* START Task material *

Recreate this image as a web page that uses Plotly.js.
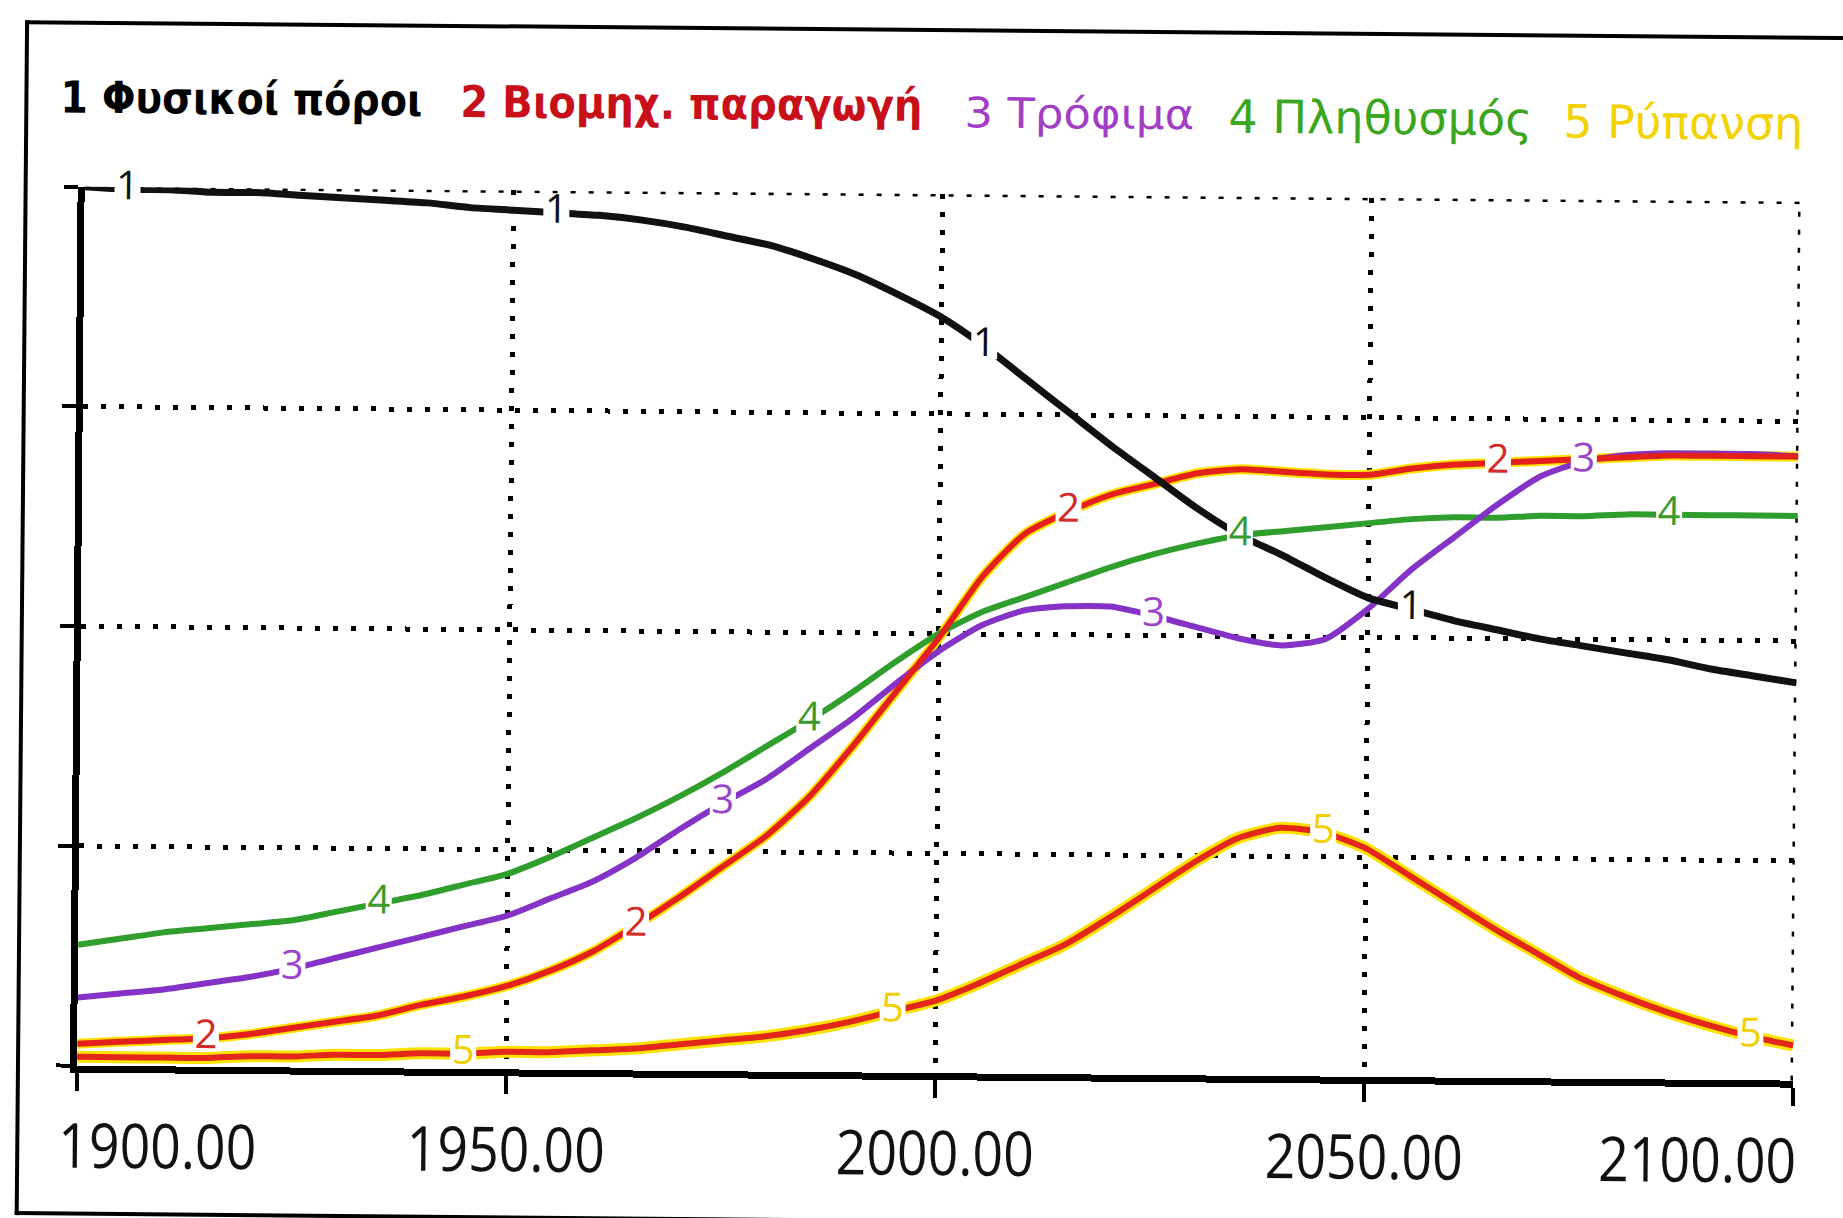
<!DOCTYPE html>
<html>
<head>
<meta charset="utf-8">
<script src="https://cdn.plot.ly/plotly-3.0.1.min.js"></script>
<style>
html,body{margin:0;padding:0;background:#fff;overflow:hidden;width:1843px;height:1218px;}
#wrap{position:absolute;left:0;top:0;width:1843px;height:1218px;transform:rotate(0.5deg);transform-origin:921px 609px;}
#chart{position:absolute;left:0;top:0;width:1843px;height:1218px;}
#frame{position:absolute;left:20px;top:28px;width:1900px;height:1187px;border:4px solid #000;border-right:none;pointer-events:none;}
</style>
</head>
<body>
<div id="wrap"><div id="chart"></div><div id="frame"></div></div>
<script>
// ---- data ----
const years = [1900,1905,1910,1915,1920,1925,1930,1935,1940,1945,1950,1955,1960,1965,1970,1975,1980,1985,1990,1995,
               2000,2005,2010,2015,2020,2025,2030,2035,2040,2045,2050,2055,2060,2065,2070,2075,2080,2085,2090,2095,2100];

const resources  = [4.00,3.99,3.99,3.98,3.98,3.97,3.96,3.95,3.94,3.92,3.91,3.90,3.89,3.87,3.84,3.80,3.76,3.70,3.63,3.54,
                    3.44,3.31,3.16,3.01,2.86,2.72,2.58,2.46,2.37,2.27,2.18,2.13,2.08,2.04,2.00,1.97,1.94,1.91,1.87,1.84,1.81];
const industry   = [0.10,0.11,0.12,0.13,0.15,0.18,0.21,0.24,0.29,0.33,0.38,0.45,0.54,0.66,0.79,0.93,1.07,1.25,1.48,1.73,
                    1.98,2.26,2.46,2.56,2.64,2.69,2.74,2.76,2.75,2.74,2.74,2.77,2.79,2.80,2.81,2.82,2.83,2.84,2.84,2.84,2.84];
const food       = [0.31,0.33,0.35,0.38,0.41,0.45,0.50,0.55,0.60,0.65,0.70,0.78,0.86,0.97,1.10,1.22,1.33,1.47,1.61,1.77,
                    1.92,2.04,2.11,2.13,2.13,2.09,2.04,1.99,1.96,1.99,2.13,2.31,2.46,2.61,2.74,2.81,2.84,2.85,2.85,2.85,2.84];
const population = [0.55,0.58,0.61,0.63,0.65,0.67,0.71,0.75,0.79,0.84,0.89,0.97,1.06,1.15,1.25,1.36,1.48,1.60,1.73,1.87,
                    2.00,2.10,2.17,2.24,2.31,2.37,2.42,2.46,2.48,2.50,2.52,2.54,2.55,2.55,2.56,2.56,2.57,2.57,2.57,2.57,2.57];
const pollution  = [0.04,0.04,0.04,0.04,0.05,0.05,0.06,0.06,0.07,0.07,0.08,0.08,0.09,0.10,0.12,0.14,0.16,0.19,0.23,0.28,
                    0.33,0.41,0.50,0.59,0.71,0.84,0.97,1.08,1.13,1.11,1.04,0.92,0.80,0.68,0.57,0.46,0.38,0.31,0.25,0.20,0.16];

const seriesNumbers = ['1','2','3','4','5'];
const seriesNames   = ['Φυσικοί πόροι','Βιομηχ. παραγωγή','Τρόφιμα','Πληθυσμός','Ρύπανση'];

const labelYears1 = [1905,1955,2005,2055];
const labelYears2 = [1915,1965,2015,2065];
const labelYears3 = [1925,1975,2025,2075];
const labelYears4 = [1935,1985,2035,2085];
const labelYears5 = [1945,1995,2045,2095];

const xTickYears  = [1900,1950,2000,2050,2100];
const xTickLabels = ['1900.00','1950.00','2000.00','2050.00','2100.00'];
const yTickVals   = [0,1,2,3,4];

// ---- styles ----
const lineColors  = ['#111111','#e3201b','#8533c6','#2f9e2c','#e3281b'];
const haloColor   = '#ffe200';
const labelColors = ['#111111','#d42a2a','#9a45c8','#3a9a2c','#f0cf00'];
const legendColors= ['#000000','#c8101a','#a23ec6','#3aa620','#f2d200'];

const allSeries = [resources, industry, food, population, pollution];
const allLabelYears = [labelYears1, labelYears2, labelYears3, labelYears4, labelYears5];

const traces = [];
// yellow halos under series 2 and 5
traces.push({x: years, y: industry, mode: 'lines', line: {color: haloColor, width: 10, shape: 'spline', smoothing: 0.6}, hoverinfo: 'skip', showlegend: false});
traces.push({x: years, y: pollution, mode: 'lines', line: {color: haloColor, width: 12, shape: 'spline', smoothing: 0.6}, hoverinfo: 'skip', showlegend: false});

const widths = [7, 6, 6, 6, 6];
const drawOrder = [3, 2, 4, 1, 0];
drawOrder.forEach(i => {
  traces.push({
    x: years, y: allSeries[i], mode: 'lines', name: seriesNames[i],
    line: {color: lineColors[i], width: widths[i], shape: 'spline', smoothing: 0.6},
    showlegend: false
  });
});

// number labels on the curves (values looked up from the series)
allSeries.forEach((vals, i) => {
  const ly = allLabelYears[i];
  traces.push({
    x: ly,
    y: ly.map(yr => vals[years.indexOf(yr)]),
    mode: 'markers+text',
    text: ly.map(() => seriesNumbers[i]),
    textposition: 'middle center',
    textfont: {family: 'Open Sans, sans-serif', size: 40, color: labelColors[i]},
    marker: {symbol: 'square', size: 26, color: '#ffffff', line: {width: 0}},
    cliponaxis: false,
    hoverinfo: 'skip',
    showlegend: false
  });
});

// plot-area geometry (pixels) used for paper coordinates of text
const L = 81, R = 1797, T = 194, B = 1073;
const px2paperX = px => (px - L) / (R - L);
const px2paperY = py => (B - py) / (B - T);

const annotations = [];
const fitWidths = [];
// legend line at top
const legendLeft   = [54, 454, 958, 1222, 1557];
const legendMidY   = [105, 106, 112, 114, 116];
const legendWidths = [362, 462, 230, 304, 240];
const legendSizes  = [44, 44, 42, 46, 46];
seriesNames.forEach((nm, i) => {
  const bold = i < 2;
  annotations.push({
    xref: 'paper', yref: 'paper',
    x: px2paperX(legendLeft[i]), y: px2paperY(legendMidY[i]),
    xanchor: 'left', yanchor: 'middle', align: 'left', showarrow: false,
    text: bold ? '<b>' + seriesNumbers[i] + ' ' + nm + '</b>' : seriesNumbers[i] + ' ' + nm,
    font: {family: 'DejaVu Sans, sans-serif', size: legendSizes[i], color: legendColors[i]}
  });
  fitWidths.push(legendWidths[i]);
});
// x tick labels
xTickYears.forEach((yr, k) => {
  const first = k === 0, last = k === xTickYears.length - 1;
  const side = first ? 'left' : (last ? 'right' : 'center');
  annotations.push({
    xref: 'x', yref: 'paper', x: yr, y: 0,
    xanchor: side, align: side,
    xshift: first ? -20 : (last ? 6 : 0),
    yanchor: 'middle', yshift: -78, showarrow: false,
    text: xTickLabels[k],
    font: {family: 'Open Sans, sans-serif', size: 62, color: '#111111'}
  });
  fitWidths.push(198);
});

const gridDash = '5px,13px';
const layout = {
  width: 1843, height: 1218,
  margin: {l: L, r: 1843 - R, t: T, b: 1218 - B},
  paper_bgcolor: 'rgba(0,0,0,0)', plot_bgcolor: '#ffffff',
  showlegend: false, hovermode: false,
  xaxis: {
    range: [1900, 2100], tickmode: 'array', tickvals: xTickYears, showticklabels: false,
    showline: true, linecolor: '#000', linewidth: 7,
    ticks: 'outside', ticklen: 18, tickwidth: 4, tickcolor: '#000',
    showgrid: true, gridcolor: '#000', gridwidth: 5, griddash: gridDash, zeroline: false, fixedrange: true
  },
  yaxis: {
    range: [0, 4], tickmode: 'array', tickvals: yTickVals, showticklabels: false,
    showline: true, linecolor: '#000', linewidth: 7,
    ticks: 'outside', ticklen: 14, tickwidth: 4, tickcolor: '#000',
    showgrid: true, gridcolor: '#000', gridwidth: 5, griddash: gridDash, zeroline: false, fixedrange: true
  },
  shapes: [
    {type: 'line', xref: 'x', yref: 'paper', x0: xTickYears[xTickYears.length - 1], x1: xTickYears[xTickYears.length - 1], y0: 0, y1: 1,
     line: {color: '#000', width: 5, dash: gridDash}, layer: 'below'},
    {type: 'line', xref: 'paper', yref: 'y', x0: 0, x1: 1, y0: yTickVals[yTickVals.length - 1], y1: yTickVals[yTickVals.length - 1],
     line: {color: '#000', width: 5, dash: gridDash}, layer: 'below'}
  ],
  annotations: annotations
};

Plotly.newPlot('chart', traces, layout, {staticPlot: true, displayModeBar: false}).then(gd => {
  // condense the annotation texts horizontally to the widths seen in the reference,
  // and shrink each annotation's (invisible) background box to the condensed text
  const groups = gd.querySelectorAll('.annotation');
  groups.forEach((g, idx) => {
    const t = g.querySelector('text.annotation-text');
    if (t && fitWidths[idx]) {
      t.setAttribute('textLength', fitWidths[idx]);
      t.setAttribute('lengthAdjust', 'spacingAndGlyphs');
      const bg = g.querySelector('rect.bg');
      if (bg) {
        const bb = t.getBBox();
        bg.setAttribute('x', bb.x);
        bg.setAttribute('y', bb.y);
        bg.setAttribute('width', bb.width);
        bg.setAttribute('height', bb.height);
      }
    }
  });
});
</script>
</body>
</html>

* END Task material *
* START Task material *

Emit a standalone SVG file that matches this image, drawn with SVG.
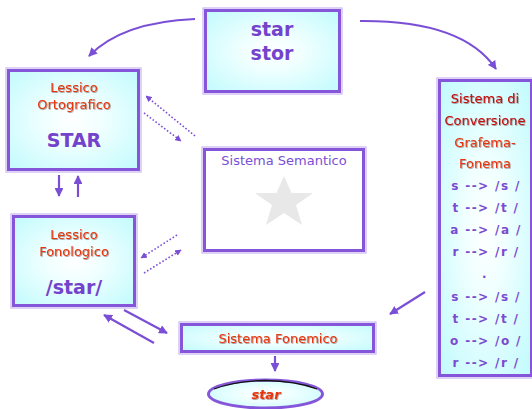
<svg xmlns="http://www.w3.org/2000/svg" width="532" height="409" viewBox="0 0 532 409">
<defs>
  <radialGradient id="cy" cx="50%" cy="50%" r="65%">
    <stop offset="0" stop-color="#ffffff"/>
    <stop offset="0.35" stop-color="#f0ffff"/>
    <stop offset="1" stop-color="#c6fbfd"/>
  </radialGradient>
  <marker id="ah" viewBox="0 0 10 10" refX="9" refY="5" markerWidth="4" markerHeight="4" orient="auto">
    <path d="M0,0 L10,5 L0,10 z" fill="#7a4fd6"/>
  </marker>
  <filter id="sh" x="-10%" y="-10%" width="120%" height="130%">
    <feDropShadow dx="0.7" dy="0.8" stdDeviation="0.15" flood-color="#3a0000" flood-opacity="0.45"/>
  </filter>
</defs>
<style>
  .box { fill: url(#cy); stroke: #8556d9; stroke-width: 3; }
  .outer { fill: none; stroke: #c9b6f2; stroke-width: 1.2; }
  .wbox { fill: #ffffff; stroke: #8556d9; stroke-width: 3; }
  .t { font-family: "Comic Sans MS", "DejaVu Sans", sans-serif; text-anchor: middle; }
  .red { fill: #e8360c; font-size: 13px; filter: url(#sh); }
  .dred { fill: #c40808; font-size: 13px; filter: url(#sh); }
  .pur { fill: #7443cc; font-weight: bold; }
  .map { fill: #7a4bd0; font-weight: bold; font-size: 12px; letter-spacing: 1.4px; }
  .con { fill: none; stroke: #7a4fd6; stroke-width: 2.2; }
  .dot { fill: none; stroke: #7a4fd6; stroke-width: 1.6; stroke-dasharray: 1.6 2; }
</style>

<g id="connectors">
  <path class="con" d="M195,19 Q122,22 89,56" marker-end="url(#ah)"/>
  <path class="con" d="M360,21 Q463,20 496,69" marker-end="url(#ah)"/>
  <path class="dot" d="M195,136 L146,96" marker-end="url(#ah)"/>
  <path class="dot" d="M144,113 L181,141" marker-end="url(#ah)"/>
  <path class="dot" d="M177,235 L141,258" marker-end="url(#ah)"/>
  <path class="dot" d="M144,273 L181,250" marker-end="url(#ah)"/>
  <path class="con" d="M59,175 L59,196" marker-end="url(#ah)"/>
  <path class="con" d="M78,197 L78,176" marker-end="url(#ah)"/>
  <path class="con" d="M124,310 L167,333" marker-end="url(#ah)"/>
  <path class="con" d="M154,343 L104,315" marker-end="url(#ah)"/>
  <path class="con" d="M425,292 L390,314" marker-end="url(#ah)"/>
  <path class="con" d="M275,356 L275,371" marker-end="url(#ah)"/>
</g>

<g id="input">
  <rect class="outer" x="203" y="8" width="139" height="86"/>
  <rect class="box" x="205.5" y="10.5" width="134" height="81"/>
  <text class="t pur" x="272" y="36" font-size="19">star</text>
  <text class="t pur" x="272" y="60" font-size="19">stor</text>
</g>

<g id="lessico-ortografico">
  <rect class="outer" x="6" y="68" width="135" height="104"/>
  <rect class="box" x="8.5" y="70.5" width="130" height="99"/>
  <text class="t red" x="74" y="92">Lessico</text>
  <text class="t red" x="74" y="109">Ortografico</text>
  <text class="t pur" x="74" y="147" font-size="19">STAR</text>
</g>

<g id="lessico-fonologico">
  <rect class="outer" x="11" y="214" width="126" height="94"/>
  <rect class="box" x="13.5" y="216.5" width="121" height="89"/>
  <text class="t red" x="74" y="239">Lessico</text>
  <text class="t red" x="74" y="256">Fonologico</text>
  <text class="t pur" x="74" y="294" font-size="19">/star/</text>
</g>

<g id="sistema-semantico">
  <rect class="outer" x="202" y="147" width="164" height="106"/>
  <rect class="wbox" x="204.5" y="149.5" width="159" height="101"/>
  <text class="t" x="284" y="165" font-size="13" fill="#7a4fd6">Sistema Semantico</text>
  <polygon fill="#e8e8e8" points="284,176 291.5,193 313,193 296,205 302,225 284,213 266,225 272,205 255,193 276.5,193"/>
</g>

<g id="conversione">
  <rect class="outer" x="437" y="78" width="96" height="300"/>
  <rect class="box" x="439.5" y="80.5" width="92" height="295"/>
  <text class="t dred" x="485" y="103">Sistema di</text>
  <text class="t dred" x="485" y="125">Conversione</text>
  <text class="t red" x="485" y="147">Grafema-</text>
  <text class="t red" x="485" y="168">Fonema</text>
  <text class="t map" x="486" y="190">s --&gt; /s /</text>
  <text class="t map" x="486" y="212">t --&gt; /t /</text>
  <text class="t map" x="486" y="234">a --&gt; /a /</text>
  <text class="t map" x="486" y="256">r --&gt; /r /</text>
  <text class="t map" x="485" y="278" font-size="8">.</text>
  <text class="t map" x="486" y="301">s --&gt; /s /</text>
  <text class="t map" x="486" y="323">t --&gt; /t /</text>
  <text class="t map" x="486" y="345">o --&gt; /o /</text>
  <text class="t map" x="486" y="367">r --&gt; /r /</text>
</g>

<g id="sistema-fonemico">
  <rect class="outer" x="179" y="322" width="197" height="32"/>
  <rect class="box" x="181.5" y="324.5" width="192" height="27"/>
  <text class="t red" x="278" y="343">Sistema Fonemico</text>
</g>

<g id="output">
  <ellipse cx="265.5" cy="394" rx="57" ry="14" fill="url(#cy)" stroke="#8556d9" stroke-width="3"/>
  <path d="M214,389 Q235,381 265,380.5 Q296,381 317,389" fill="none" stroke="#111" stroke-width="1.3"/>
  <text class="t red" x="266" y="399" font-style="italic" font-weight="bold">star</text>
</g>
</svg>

* END Task material *
* START Task material *

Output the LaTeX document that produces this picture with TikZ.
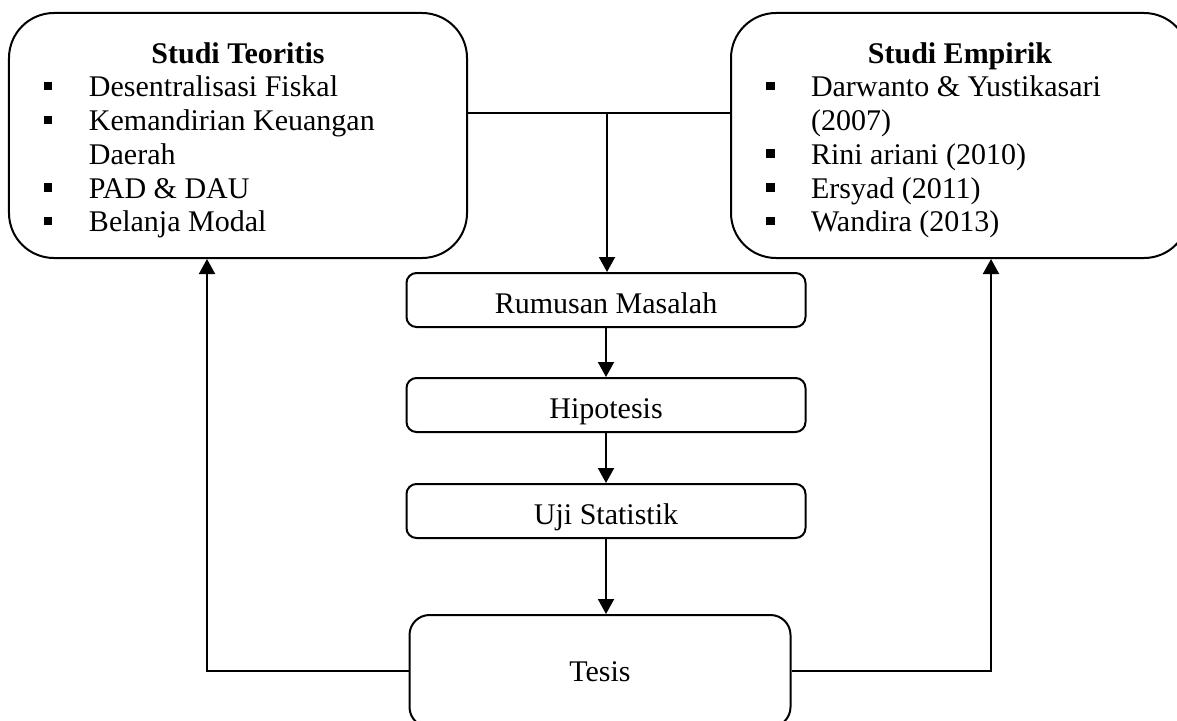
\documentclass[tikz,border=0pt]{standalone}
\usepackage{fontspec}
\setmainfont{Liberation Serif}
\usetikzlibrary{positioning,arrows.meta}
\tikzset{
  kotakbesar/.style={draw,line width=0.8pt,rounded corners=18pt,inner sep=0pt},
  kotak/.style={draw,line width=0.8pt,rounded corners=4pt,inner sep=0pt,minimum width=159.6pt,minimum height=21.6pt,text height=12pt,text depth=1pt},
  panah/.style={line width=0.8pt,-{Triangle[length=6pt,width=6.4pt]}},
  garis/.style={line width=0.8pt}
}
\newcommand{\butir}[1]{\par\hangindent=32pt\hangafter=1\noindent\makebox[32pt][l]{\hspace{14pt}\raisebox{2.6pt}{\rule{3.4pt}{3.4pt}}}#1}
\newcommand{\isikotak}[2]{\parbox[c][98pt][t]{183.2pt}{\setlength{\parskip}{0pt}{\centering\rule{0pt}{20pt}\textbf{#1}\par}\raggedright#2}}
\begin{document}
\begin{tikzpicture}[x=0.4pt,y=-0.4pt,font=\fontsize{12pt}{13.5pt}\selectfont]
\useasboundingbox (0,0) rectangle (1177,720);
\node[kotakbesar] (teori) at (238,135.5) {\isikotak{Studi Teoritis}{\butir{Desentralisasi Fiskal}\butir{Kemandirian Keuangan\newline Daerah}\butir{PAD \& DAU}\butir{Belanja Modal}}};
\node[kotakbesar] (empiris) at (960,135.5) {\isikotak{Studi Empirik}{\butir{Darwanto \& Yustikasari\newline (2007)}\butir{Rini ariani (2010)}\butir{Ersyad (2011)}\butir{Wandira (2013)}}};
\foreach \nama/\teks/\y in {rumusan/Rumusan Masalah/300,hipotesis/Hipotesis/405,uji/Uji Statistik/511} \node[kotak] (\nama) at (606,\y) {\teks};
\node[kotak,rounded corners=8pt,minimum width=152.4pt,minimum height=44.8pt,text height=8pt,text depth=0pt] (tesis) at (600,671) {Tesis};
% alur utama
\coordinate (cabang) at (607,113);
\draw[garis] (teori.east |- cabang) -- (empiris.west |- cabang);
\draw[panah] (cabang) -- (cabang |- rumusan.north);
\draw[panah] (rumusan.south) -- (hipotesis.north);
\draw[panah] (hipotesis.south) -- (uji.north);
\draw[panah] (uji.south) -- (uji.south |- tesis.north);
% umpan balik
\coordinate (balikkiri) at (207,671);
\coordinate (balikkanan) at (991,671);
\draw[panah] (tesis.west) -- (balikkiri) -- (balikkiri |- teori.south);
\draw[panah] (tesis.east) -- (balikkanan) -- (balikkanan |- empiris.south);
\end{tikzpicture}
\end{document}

* END Task material *

• Problem to solve
Filter the records above for "this" and copy every matching line.

• Exercise result
Recreate this image as a web page that uses Plotly.js.
Emit a standalone SVG file that matches this image, drawn with SVG.
Output the LaTeX document that produces this picture with TikZ.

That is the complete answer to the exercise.